* start DATA LISTING *

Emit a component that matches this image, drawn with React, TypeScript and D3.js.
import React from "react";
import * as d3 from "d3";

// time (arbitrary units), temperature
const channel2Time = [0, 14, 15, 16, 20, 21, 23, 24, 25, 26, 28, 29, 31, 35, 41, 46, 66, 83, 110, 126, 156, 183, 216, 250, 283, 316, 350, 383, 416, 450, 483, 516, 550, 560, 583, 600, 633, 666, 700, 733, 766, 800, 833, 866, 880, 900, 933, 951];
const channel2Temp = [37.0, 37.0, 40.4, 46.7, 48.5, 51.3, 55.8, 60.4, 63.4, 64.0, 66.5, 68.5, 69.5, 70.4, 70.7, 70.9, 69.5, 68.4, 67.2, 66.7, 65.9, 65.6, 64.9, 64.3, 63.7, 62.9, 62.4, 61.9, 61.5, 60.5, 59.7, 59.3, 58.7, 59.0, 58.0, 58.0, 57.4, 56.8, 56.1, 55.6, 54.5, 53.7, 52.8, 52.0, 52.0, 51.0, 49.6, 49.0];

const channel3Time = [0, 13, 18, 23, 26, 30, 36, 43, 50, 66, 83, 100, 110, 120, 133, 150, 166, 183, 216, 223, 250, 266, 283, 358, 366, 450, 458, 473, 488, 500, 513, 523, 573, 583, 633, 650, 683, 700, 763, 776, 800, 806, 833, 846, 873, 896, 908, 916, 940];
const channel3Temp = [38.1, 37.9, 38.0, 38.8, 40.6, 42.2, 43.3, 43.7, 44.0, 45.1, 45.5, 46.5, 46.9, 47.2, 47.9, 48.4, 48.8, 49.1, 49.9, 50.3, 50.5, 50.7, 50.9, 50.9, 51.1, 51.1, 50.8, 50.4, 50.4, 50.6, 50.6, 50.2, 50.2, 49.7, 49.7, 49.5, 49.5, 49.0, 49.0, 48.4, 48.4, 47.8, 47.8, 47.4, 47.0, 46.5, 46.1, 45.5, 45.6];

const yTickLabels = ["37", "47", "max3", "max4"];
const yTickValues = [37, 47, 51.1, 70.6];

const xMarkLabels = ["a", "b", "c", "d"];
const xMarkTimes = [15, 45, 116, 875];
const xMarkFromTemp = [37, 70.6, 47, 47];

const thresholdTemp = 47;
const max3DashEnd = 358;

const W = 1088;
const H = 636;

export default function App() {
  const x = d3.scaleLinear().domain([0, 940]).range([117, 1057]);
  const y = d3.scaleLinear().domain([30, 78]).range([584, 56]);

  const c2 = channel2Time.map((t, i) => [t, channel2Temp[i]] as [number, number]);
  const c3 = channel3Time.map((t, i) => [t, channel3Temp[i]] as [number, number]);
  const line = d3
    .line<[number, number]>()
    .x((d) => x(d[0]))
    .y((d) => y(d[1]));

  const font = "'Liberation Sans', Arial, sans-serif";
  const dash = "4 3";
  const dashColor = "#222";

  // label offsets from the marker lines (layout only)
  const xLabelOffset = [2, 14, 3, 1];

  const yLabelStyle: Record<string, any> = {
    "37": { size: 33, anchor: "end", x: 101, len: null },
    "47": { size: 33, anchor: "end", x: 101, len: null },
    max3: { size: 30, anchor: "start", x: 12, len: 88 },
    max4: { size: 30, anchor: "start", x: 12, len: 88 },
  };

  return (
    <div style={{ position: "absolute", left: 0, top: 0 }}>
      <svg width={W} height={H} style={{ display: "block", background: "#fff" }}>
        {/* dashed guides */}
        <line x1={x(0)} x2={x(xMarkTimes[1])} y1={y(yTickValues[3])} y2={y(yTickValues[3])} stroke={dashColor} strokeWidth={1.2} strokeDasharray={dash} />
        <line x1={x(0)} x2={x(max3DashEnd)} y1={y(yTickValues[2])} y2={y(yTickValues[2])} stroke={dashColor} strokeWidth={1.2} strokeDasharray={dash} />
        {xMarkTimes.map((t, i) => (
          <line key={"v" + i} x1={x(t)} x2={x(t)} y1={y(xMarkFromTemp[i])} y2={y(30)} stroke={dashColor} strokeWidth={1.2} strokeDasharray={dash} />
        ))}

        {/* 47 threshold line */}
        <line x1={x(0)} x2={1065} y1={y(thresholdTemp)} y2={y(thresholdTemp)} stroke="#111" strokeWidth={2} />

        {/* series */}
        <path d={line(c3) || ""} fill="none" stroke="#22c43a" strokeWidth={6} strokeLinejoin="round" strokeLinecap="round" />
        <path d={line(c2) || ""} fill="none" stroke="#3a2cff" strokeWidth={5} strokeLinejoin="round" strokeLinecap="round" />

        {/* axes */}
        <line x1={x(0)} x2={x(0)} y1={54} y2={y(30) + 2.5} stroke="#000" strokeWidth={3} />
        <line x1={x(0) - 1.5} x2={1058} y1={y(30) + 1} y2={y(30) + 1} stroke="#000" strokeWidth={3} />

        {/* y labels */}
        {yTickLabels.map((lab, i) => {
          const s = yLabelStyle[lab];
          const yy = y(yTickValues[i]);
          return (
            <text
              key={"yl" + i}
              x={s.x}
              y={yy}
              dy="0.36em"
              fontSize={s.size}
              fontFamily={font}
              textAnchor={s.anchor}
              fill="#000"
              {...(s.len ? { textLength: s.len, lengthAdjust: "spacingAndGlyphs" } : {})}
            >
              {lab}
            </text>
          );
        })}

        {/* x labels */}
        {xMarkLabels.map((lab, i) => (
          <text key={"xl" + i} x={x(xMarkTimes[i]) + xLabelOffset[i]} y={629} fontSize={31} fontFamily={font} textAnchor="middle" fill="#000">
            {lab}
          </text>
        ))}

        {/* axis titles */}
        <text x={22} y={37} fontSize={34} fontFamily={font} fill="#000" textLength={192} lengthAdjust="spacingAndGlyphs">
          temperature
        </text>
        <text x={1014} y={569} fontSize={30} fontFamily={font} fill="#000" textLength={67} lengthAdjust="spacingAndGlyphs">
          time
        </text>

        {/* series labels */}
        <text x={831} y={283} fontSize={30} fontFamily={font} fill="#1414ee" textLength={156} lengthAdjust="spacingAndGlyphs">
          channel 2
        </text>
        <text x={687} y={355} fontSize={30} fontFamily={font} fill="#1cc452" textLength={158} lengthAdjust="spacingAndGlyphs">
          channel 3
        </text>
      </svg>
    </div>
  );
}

* end DATA LISTING *
* start DATA LISTING *

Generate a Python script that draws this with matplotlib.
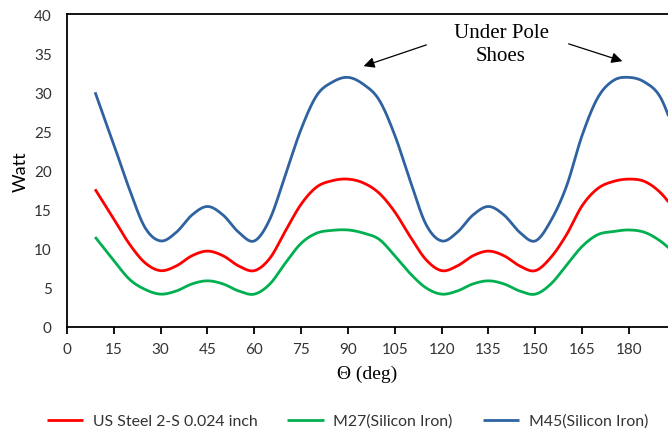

* end DATA LISTING *

* [TO DO] Exactly as written, quote the lines from the one that has "Emit a component" down to the one that has "const H = 636;", and include both.

* [ANSWER TO THIS PROBLEM]
Emit a component that matches this image, drawn with React, TypeScript and D3.js.
import React from "react";
import * as d3 from "d3";

// time (arbitrary units), temperature
const channel2Time = [0, 14, 15, 16, 20, 21, 23, 24, 25, 26, 28, 29, 31, 35, 41, 46, 66, 83, 110, 126, 156, 183, 216, 250, 283, 316, 350, 383, 416, 450, 483, 516, 550, 560, 583, 600, 633, 666, 700, 733, 766, 800, 833, 866, 880, 900, 933, 951];
const channel2Temp = [37.0, 37.0, 40.4, 46.7, 48.5, 51.3, 55.8, 60.4, 63.4, 64.0, 66.5, 68.5, 69.5, 70.4, 70.7, 70.9, 69.5, 68.4, 67.2, 66.7, 65.9, 65.6, 64.9, 64.3, 63.7, 62.9, 62.4, 61.9, 61.5, 60.5, 59.7, 59.3, 58.7, 59.0, 58.0, 58.0, 57.4, 56.8, 56.1, 55.6, 54.5, 53.7, 52.8, 52.0, 52.0, 51.0, 49.6, 49.0];

const channel3Time = [0, 13, 18, 23, 26, 30, 36, 43, 50, 66, 83, 100, 110, 120, 133, 150, 166, 183, 216, 223, 250, 266, 283, 358, 366, 450, 458, 473, 488, 500, 513, 523, 573, 583, 633, 650, 683, 700, 763, 776, 800, 806, 833, 846, 873, 896, 908, 916, 940];
const channel3Temp = [38.1, 37.9, 38.0, 38.8, 40.6, 42.2, 43.3, 43.7, 44.0, 45.1, 45.5, 46.5, 46.9, 47.2, 47.9, 48.4, 48.8, 49.1, 49.9, 50.3, 50.5, 50.7, 50.9, 50.9, 51.1, 51.1, 50.8, 50.4, 50.4, 50.6, 50.6, 50.2, 50.2, 49.7, 49.7, 49.5, 49.5, 49.0, 49.0, 48.4, 48.4, 47.8, 47.8, 47.4, 47.0, 46.5, 46.1, 45.5, 45.6];

const yTickLabels = ["37", "47", "max3", "max4"];
const yTickValues = [37, 47, 51.1, 70.6];

const xMarkLabels = ["a", "b", "c", "d"];
const xMarkTimes = [15, 45, 116, 875];
const xMarkFromTemp = [37, 70.6, 47, 47];

const thresholdTemp = 47;
const max3DashEnd = 358;

const W = 1088;
const H = 636;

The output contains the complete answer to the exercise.